The products you ship are only as good as their handling and packaging. That's an old truism, but shippers who forget it will suffer for it—like those who jump into e-commerce fulfillment without rethinking their packaging operations.
Judging from Commerce Dept. numbers, there are bound to be plenty of those shippers. Total e-commerce sales for 2011 were estimated at $194.3 billion, an increase of 16.1 percent from 2010. Those sales accounted for 4.6 percent of total retail sales. At that growth rate, it will be hard for even the most stubborn hold-outs to avoid jumping into e-commerce.
If you're a small company in that situation, you may have already started investing in technologies like a warehouse management system that enables rapid picking of small orders. But Ian Hobkirk says that's not good enough. Ian is CEO of Commonwealth Supply Chain Advisors and he says the efficiencies afforded by such a WMS don't carry over into the packaging and shipping areas.
I spoke with Ian the other day about an e-commerce whitepaper he's working on and one of the points he makes in it is that smaller companies may need to focus on process changes and automation in their packing areas to reduce labor costs and increase throughput.
Even larger companies that have made a huge investment in conveyors, sorters and automated storage systems may face challenges if these systems are geared toward processing huge batches of orders.
“When a small number of high-priority orders need to ship out quickly,” he says, “it can be very hard to insert these into the workflow before the batch is complete. As a result, these companies are forced to have artificially early cutoff times and service levels suffer.”
In this case he recommends improved wave management technology that will enable faster processing of higher-priority orders.
If you're a supplier to retailers and still trying to avoiding e-commerce, you may not be able to hold-out for long. Hobkirk says more and more retailers are asking their suppliers to fulfill these orders for them—which may be difficult if those suppliers are more geared to pallet-size shipments.
Retailers are making other demands too—like aisle- and shelf-ready shipments. This again requires the ability to handle eaches. You may be used to picking 30 items into a tote and shipping it to a store for them to sort out, but the next level of service is picking five or six items destined for a specific aisle in a store. If you ship to several stores that means several store configurations. Your storage strategy may have to change from family groupings to SKU affinities. So if coffee is one of the retailer's hot sellers you'll have to strategize on slotting the affinities like sugar and stir sticks somewhere nearby to optimize labor.

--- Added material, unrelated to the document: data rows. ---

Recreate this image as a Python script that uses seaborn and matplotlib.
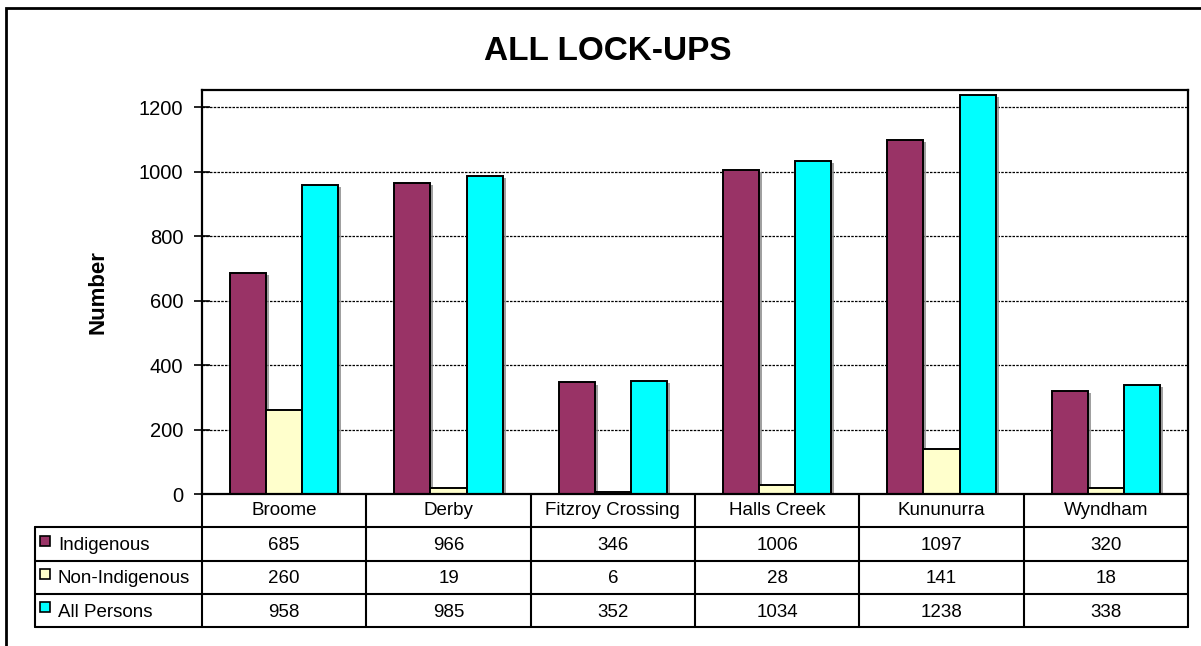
import pandas as pd
import matplotlib.pyplot as plt
import matplotlib.patheffects as pe
from matplotlib.patches import Rectangle
import seaborn as sns

# Dữ liệu
places = ["Broome", "Derby", "Fitzroy Crossing", "Halls Creek", "Kununurra", "Wyndham"]
series = ["Indigenous", "Non-Indigenous", "All Persons"]
indigenous = [685, 966, 346, 1006, 1097, 320]
non_indigenous = [260, 19, 6, 28, 141, 18]
all_persons = [958, 985, 352, 1034, 1238, 338]
colors = ["#993366", "#FFFFCC", "#00FFFF"]
yticks = [0, 200, 400, 600, 800, 1000, 1200]

values = [indigenous, non_indigenous, all_persons]
df = pd.DataFrame({
    "Place": places * 3,
    "Series": [s for s in series for _ in places],
    "Number": indigenous + non_indigenous + all_persons,
})

sns.set_style("white")
plt.rcParams["font.family"] = ["Liberation Sans", "DejaVu Sans"]
plt.rcParams.update({"text.color": "black", "axes.labelcolor": "black",
                     "xtick.color": "black", "ytick.color": "black"})

W, H = 1201, 646
fig = plt.figure(figsize=(W / 100, H / 100), dpi=100)

# --------- Biểu đồ cột ---------
ax = fig.add_axes([202 / W, 1 - 494 / H, 986 / W, (494 - 90) / H])
sns.barplot(data=df, x="Place", y="Number", hue="Series", order=places,
            hue_order=series, palette=colors, width=0.66, edgecolor="black",
            linewidth=1.4, saturation=1, legend=False, ax=ax)
for p in ax.patches:
    p.set_path_effects([pe.SimplePatchShadow(offset=(2, -1.5), shadow_rgbFace="#888888", alpha=0.8),
                        pe.Normal()])
ax.set_xlim(-0.5, 5.5)
ax.set_ylim(0, 1253)
ax.set_yticks(yticks)
ax.set_yticklabels([str(t) for t in yticks], fontsize=14.5)
ax.set_xticks([])
ax.set_xlabel("")
ax.set_ylabel("Number", fontsize=16, fontweight="bold", labelpad=22)
ax.tick_params(axis="y", direction="inout", length=11, width=1.2, pad=8, left=True)
for t in yticks[1:]:
    ax.axhline(t, color="black", linewidth=0.9, linestyle=(0, (2, 1)), zorder=0.5)
for s in ax.spines.values():
    s.set_linewidth(1.6)
    s.set_color("black")

fig.text(608 / W, 1 - 52 / H, "ALL LOCK-UPS", ha="center", va="center",
         fontsize=24, fontweight="bold")

# --------- Bảng số liệu ---------
tax = fig.add_axes([35 / W, 1 - 627 / H, (1188 - 35) / W, (627 - 494) / H])
left = -0.5 - (202 - 35) / (986 / 6)
tax.set_xlim(left, 5.5)
tax.set_ylim(4, 0)
tax.axis("off")
lw = 1.5
for i in range(7):
    tax.plot([i - 0.5, i - 0.5], [0, 4], color="black", lw=lw, clip_on=False)
for r in range(1, 5):
    tax.plot([left, 5.5], [r, r], color="black", lw=lw, clip_on=False)
tax.plot([left, left], [1, 4], color="black", lw=lw, clip_on=False)
for i, name in enumerate(places):
    tax.text(i, 0.5, name, ha="center", va="center", fontsize=13.5)
unit = 986 / 6
for r, (name, vals, c) in enumerate(zip(series, values, colors), start=1):
    tax.plot([left + 10 / unit], [r + 0.4], marker="s", markersize=6.5,
             markerfacecolor=c, markeredgecolor="black", markeredgewidth=1.2, clip_on=False)
    tax.text(left + 23 / unit, r + 0.55, name, ha="left", va="center", fontsize=13.5)
    for i, v in enumerate(vals):
        tax.text(i, r + 0.55, str(v), ha="center", va="center", fontsize=13.5)

# Khung ngoài
fig.patches.append(Rectangle((6 / W, -0.05), 1.1, 1 - 8 / H + 0.05, transform=fig.transFigure,
                             fill=False, edgecolor="black", linewidth=2, clip_on=False))

plt.savefig("out.png", dpi=100)
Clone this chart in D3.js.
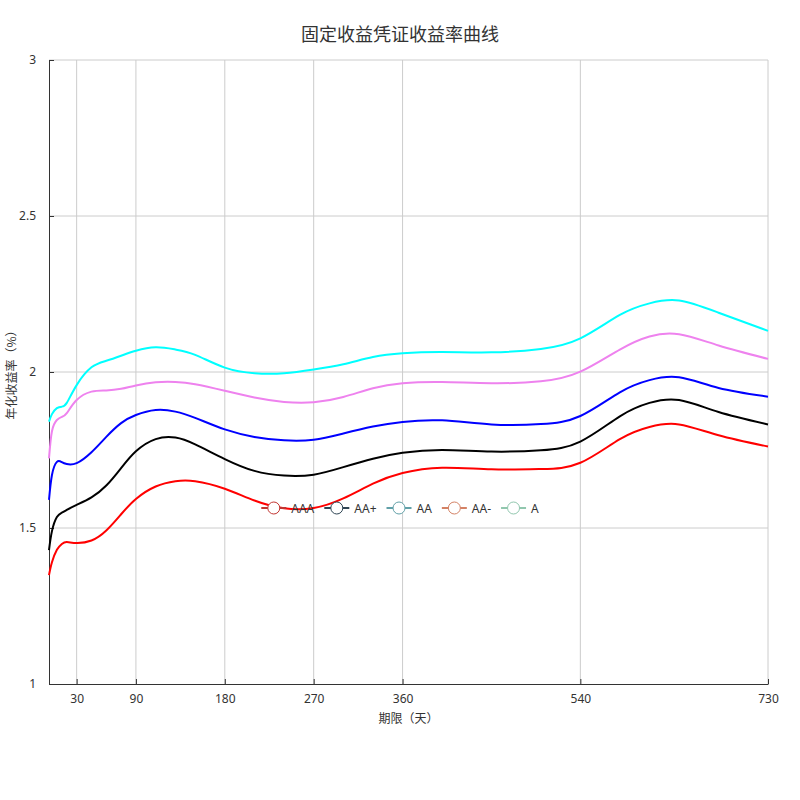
<!DOCTYPE html>
<html>
<head>
<meta charset="utf-8">
<script src="https://cdn.jsdelivr.net/npm/d3@7"></script>
<style>
  body { margin: 0; background: #fff; }
  svg { font-family: "Noto Sans", "Noto Sans CJK SC", sans-serif; }
</style>
</head>
<body>
<svg id="chart" width="800" height="800"></svg>
<script>
const title = '固定收益凭证收益率曲线';
const seriesNames = ['AAA', 'AA+', 'AA', 'AA-', 'A'];
const lineColors = ['red', 'black', 'blue', 'violet', 'cyan'];
// legend uses the default palette, not the line colours
const legendColors = ['#c23531', '#2f4554', '#61a0a8', '#d48265', '#91c7ae'];
const xTicks = [30, 90, 180, 270, 360, 540, 730];
const yTicks = [1, 1.5, 2, 2.5, 3];

const days = [2, 5, 10, 15, 20, 30, 45, 60, 75, 90, 110, 130, 150, 180, 210, 240, 270, 300, 330, 360, 400, 450, 500, 540, 580, 610, 640, 680, 730];
const aaa = [1.349, 1.39, 1.43, 1.449, 1.455, 1.452, 1.46, 1.492, 1.544, 1.593, 1.633, 1.650, 1.650, 1.626, 1.588, 1.563, 1.564, 1.595, 1.642, 1.676, 1.693, 1.688, 1.689, 1.709, 1.785, 1.824, 1.832, 1.797, 1.761];
const aaPlus = [1.429, 1.49, 1.535, 1.549, 1.558, 1.574, 1.598, 1.636, 1.692, 1.746, 1.785, 1.790, 1.768, 1.721, 1.683, 1.668, 1.671, 1.695, 1.722, 1.741, 1.750, 1.745, 1.749, 1.777, 1.858, 1.901, 1.910, 1.872, 1.832];
const aa = [1.590, 1.67, 1.712, 1.711, 1.705, 1.708, 1.743, 1.792, 1.836, 1.862, 1.878, 1.873, 1.853, 1.816, 1.792, 1.781, 1.783, 1.803, 1.825, 1.840, 1.845, 1.832, 1.833, 1.859, 1.935, 1.974, 1.983, 1.949, 1.921];
const aaMinus = [1.723, 1.81, 1.846, 1.856, 1.868, 1.910, 1.937, 1.941, 1.946, 1.957, 1.967, 1.968, 1.961, 1.940, 1.918, 1.904, 1.903, 1.920, 1.948, 1.964, 1.968, 1.964, 1.970, 2.001, 2.072, 2.114, 2.121, 2.085, 2.042];
const aRated = [1.841, 1.865, 1.884, 1.889, 1.901, 1.958, 2.015, 2.036, 2.052, 2.068, 2.079, 2.072, 2.055, 2.014, 1.996, 1.996, 2.008, 2.025, 2.048, 2.060, 2.064, 2.063, 2.074, 2.108, 2.183, 2.220, 2.229, 2.190, 2.132];
const seriesValues = [aaa, aaPlus, aa, aaMinus, aRated];

const svg = d3.select('#chart');
const margin = { left: 49, right: 32, top: 60, bottom: 116 };
const width = 800, height = 800;

const x = d3.scaleLinear().domain([2, 730]).range([margin.left, width - margin.right]);
const y = d3.scaleLinear().domain([1, 3]).range([height - margin.bottom, margin.top]);

// grid
svg.append('g')
  .selectAll('line').data(xTicks).join('line')
  .attr('x1', d => x(d)).attr('x2', d => x(d))
  .attr('y1', y(1)).attr('y2', y(3))
  .attr('stroke', '#ccc');
svg.append('g')
  .selectAll('line').data(yTicks.slice(1)).join('line')
  .attr('x1', x.range()[0]).attr('x2', x.range()[1])
  .attr('y1', d => y(d)).attr('y2', d => y(d))
  .attr('stroke', '#ccc');

// axes
const xAxis = svg.append('g')
  .attr('transform', `translate(0,${y(1)})`)
  .call(d3.axisBottom(x).tickValues(xTicks).tickSizeInner(-5).tickSizeOuter(0).tickPadding(10));
const yAxis = svg.append('g')
  .attr('transform', `translate(${x(2)},0)`)
  .call(d3.axisLeft(y).tickValues(yTicks).tickSizeInner(-5).tickSizeOuter(0).tickPadding(13).tickFormat(d3.format('')));
[xAxis, yAxis].forEach(g => {
  g.select('.domain').attr('stroke', '#333');
  g.selectAll('.tick line').attr('stroke', '#333');
  g.selectAll('.tick text').attr('fill', '#333').style('font-size', '12px')
    .style('font-family', '"Noto Sans", sans-serif');
});

// lines
const line = d3.line()
  .x((d, i) => x(days[i]))
  .y(d => y(d))
  .curve(d3.curveNatural);

seriesValues.forEach((vals, k) => {
  svg.append('path')
    .datum(vals)
    .attr('d', line)
    .attr('fill', 'none')
    .attr('stroke', lineColors[k])
    .attr('stroke-width', 2);
});

// titles
svg.append('text')
  .attr('x', 400).attr('y', 41)
  .attr('text-anchor', 'middle')
  .attr('fill', '#333')
  .style('font-size', '18px')
  .style('font-family', '"Noto Sans CJK SC", sans-serif')
  .text(title);

svg.append('text')
  .attr('x', (x.range()[0] + x.range()[1]) / 2).attr('y', 723)
  .attr('text-anchor', 'middle')
  .attr('fill', '#333')
  .style('font-size', '12px')
  .style('font-family', '"Noto Sans CJK SC", sans-serif')
  .text('期限（天）');

svg.append('text')
  .attr('transform', `translate(16,${(y(1) + y(3)) / 2}) rotate(-90)`)
  .attr('text-anchor', 'middle')
  .attr('fill', '#333')
  .style('font-size', '12px')
  .style('font-family', '"Noto Sans CJK SC", sans-serif')
  .text('年化收益率（%）');

// legend
const legend = svg.append('g');
let cx = 0;
seriesNames.forEach((name, k) => {
  const item = legend.append('g').attr('transform', `translate(${cx},0)`);
  item.append('line')
    .attr('x1', 0).attr('x2', 25).attr('y1', 0).attr('y2', 0)
    .attr('stroke', legendColors[k]).attr('stroke-width', 2);
  item.append('circle')
    .attr('cx', 12.5).attr('cy', 0).attr('r', 6)
    .attr('fill', '#fff').attr('stroke', legendColors[k]).attr('stroke-width', 1);
  const t = item.append('text')
    .attr('x', 30).attr('y', 4.5)
    .attr('fill', '#333')
    .style('font-size', '12px')
    .text(name);
  cx += 30 + t.node().getComputedTextLength() + 10;
});
const legendWidth = cx - 10;
legend.attr('transform', `translate(${400 - legendWidth / 2},508)`);
</script>
</body>
</html>
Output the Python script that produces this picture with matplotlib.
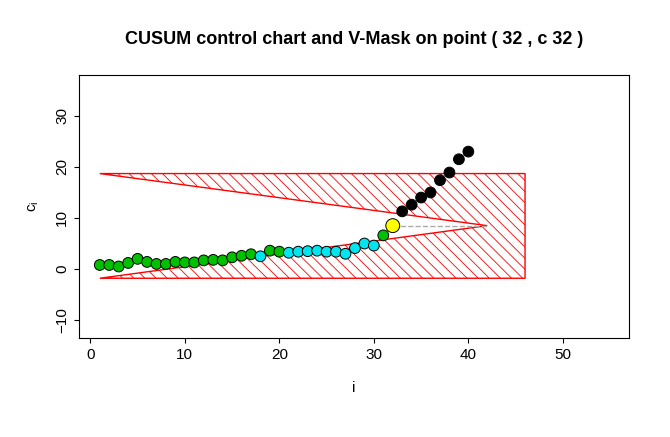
import numpy as np
import matplotlib.pyplot as plt
from matplotlib.patches import Polygon

idx = np.arange(1, 41)
cusum = [0.8, 0.8, 0.5, 1.2, 2.0, 1.4, 1.0, 1.0, 1.4, 1.3,
         1.3, 1.7, 1.8, 1.7, 2.3, 2.6, 2.9, 2.5, 3.6, 3.4,
         3.2, 3.4, 3.5, 3.6, 3.4, 3.4, 3.0, 4.1, 5.0, 4.6,
         6.6, 8.5, 11.3, 12.6, 14.0, 15.0, 17.4, 18.9, 21.5, 23.0]
colors = (['#00c000'] * 17 + ['#00e5ee'] + ['#00c000'] * 2 + ['#00e5ee'] * 10
          + ['#00c000'] + ['yellow'] + ['black'] * 8)

point = 32
vertex = (42, 8.5)
mask_top, mask_bot, mask_start, mask_end = 18.7, -1.8, 1, 46

plt.rcParams['font.family'] = ['Liberation Sans', 'DejaVu Sans']
plt.rcParams['hatch.color'] = '#ff6040'
plt.rcParams['hatch.linewidth'] = 0.6

fig = plt.figure(figsize=(6.7, 4.37), dpi=100)
ax = fig.add_axes([79/670, 1-338/437, 550/670, 263/437])

poly = Polygon([(mask_start, mask_top), (mask_end, mask_top), (mask_end, mask_bot),
                (mask_start, mask_bot), vertex], closed=True,
               facecolor='none', edgecolor='red', hatch='\\\\\\', linewidth=1)
ax.add_patch(poly)
ax.plot([point, vertex[0]], [cusum[point-1], vertex[1]], '--', color='#aaaaaa', lw=1)

sizes = [100 if c == 'yellow' else 60 for c in colors]
ax.scatter(idx, cusum, c=colors, s=sizes, edgecolors='black', linewidths=0.7, zorder=3)

ax.set_xlim(-1.2, 57)
ax.set_ylim(-13.5, 38)
ax.set_xticks([0, 10, 20, 30, 40, 50])
ax.set_yticks([-10, 0, 10, 20, 30])
for lbl in ax.get_yticklabels():
    lbl.set_rotation(90)
    lbl.set_va('center')
ax.set_xlabel('i', fontsize=11, labelpad=14)
ax.set_ylabel('$\\mathregular{c_i}$', fontsize=11, labelpad=10)
ax.set_title('CUSUM control chart and V-Mask on point ( 32 , c 32 )',
             fontsize=13, fontweight='bold', pad=22)
ax.tick_params(labelsize=11)
fig.savefig('out.png', dpi=100)
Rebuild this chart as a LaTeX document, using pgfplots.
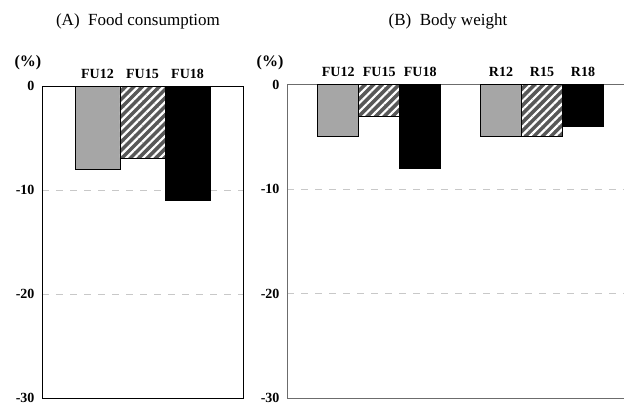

This doesn't have to require a complete revamp of your material handling systems, according to Chris Arnold, vice president of operations and solutions development for Intelligrated. He told me it's possible to leverage existing technologies for this brave new world.
“You might have a break pack module flanked by gravity conveyor where you can set your totes down and begin picking,” he told me. “The new technology might be a simple addition of a pick to light that allows the batching of four orders at one time, picking them simultaneously as you make your path through your current layout.”
Another way to leverage an older idea and bring it forward is to use pick and pass. “With aisle-ready I can use zone routing to take the tote that starts in my zone for a couple picks and if I batched a couple totes together where I'm picking four or five of those, utilize the conveyor to go downstream and divert each of those totes to the appropriate zone for the next picks. That way I've created aisle-ready with a very simple proven technology and I'm leveraging pick-to-light, picking more than one order at a time. We're just taking stuff we know works and expanding on the capabilities it has by adding a few functionalities.”
Sounds akin to teaching an old dog new tricks. Appropriate analogy for shippers whose customers are asking them to jump through hoops.